Les cryostats de ce secteur ont été ouverts durant l’été afin de vérifier toutes les interconnexions. Des radiographies ont révélé quatre autres modules défaillants. Mais ouvrir un secteur est une opération lourde et longue : «Il faut trois semaines pour l’ouvrir et cinq semaines pour le refermer», indique Sylvain Weisz, du groupe TS-IC. Une idée plus simple germe alors. « Nous avons pensé qu’il serait plus rapide d’envoyer un émetteur dans les aimants et de déclencher les moniteurs de positionnement de faisceau », poursuit Sylvain Weisz.

L’équipe imagine de faire rouler une balle renfermant un émetteur dans les tubes de faisceau. Son diamètre est de 34 millimètres, juste un peu en dessous des 36 millimètres de l’écran de faisceau, afin de pouvoir être arrêté par les obstacles ! Son parcours est suivi tous les 50 mètres par les signaux des moniteurs. L’absence d’un signal indique que la balle a été stoppée : il suffit alors de concentrer les recherches sur les quelques interconnexions situées entre deux moniteurs de positionnement de faisceau.

La solution paraît simple mais... saugrenue. On ne peut en effet envoyer sans précaution un objet à l’intérieur d’un tube à vide qui a fait l’objet de soins méticuleux pour atteindre les conditions de propreté nécessaires à l’ultra vide. Toutefois, la méthode s’est vite imposée du fait de sa simplicité et de son efficacité. Les différents groupes concernés - AB-BI pour les BPM, AT-VAC pour le vide, AT-MCS pour les interconnexions, TS-MME pour les matériaux et TS-IC pour l’installation - ont mis en commun leur savoir-faire pour la mettre en œuvre dans les délais les plus brefs.

Le 13 septembre, les équipes procédaient à un premier test concluant. La balle révélait un sixième module défectueux.
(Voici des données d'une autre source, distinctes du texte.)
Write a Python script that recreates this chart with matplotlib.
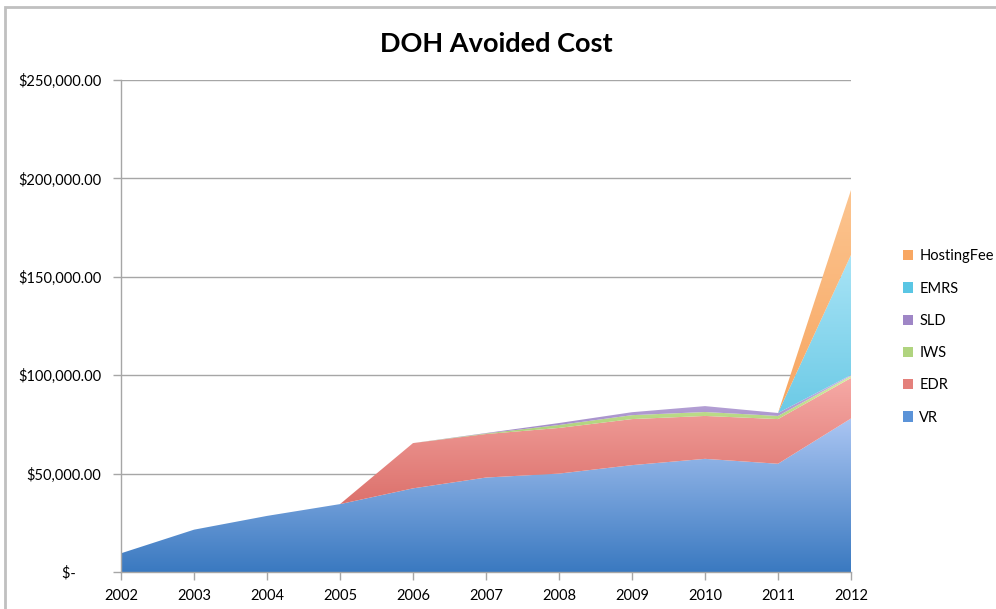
import numpy as np
import matplotlib
matplotlib.use("Agg")
import matplotlib.pyplot as plt
from matplotlib.colors import LinearSegmentedColormap
from matplotlib.patches import Rectangle, Patch
from matplotlib.ticker import FuncFormatter

years = [2002, 2003, 2004, 2005, 2006, 2007, 2008, 2009, 2010, 2011, 2012]
VR = [9500, 21500, 28500, 34500, 42500, 48000, 50000, 54300, 57500, 55000, 78000]
EDR = [0, 0, 0, 0, 23000, 22100, 23200, 23400, 21800, 22700, 20600]
IWS = [0, 0, 0, 0, 0, 300, 1500, 2000, 2000, 1600, 1000]
SLD = [0, 0, 0, 0, 0, 200, 1000, 1500, 3000, 1500, 500]
EMRS = [0, 0, 0, 0, 0, 0, 0, 0, 0, 0, 61000]
HostingFee = [0, 0, 0, 0, 0, 0, 0, 0, 0, 0, 33000]

series_names = ["VR", "EDR", "IWS", "SLD", "EMRS", "HostingFee"]
series_vals = [VR, EDR, IWS, SLD, EMRS, HostingFee]
# (bottom colour, top colour)
grads = [("#3a79c0", "#abc6f3"),
         ("#dc716c", "#f6aaa6"),
         ("#a6cc72", "#d6eea4"),
         ("#9a82c2", "#c9b8e4"),
         ("#6ccae6", "#a9e4f6"),
         ("#f7a560", "#fcc590")]
legend_cols = ["#5b93d8", "#e4807b", "#b0d47f", "#9f86c6", "#5ac6e4", "#f8a762"]

plt.rcParams['font.family'] = ['Lato', 'DejaVu Sans']

fig = plt.figure(figsize=(9.96, 6.09), dpi=100)
ax = fig.add_axes([121/996, 1 - 572/609, (851-121)/996, (572-80)/609])

x = np.array(years, dtype=float)
n = len(x)
base = np.zeros(n)
for name, vals, (c0, c1) in zip(series_names, series_vals, grads):
    v = np.array(vals, dtype=float)
    top = base + v
    if v.max() > 0:
        nz = np.where(v > 0)[0]
        idx = set()
        for i in nz:
            idx.update([max(i - 1, 0), i, min(i + 1, n - 1)])
        idx = sorted(idx)
        poly = ax.fill_between(x, base, top, facecolor='none',
                               edgecolor='none', linewidth=0)
        ylo = base[idx].min()
        yhi = top.max()
        cmap = LinearSegmentedColormap.from_list(name, [c0, c1])
        grad = np.linspace(0, 1, 256).reshape(-1, 1)
        im = ax.imshow(grad, cmap=cmap, aspect='auto', origin='lower',
                       extent=[x[0], x[-1], ylo, yhi], zorder=2,
                       interpolation='bilinear')
        path = poly.get_paths()[0]
        im.set_clip_path(path, transform=ax.transData)
    base = top

ax.set_xlim(years[0], years[-1])
ax.set_ylim(0, 250000)
ax.set_xticks(years)
ax.set_yticks([0, 50000, 100000, 150000, 200000, 250000])

def fmt(v, pos):
    if v == 0:
        return "$-       "
    return "${:,.2f}".format(v)
ax.yaxis.set_major_formatter(FuncFormatter(fmt))

ax.grid(axis='y', color='#a6a6a6', linewidth=1)
ax.set_axisbelow(True)
for s in ['top', 'right']:
    ax.spines[s].set_visible(False)
for s in ['left', 'bottom']:
    ax.spines[s].set_color('#a6a6a6')
    ax.spines[s].set_linewidth(1)
    ax.spines[s].set_zorder(3)
ax.tick_params(axis='both', colors='#a6a6a6', labelcolor='black', labelsize=10.5,
               length=6, width=1, direction='out')
ax.tick_params(axis='x', pad=6)
ax.tick_params(axis='y', pad=8)

fig.text(496/996, 1 - 44/609, "DOH Avoided Cost", ha='center', va='center',
         fontsize=19.5, fontweight='bold')

handles = [Patch(facecolor=c, edgecolor='none', label=nm)
           for nm, c in zip(series_names, legend_cols)]
leg = fig.legend(handles[::-1], series_names[::-1], loc='center left',
                 bbox_to_anchor=(890/996, 1 - 337/609), frameon=False,
                 fontsize=10.5, handlelength=0.7, handleheight=0.7,
                 handletextpad=0.4, labelspacing=1.25)

fig.patches.append(Rectangle((5/996, -0.1), 1.2, 1 - 7/609 + 0.1,
                             transform=fig.transFigure, fill=False,
                             edgecolor='#c0c0c0', linewidth=2))

fig.savefig("out.png", dpi=100)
Depuis, l’équipe a réalisé de nouveaux tests afin de régler l’aspiration et la vitesse de la balle.

Le secteur 4-5, actuellement en cours de refroidissement et qui sera ensuite réchauffé, sera le prochain à utiliser cette méthode pour localiser d’éventuels modules défectueux. L’autre avantage de ce système astucieux est de tester avant l’heure le bon fonctionnement des moniteurs de positionnement de faisceau.

Saviez-vous?

Les modules assurant la continuité électrique («plug-in» modules ou PIM) sont installés à l’interconnexion des chambres à vide des ensembles d’aimants de l’accélérateur. Leur rôle est d’assurer la continuité électrique le long de la chambre à vide afin que les courants dits «miroirs», induits par le faisceau sur les parois du tube, puissent circuler librement. Une résistance à ce niveau (on parle plutôt ici d’impédance) serait à l’origine de points d’échauffement et réduirait l’intensité du faisceau circulant. Les PIM se présentent sous la forme de lames en cuivre (les doigts) qui peuvent glisser le long d’un cylindre. Ce système permet d’absorber la contraction et la dilatation des éléments de la machine lors des refroidissements et réchauffements. Chaque module s’allonge ou se rétracte de 40 millimètres environ, tout en assurant la continuité électrique grâce au contact des doigts sur le cylindre dans lequel ils glissent. Lorsque le secteur 7-8 a été réchauffé, six modules sur les 366 de l’arc se sont détériorés, avec des doigts tordus dans l’espace réservé au faisceau. Les doigts en question n’avaient pas glissé correctement alors que les tubes à vide revenaient à leur longueur initiale pendant le réchauffement jusqu’à température ambiante.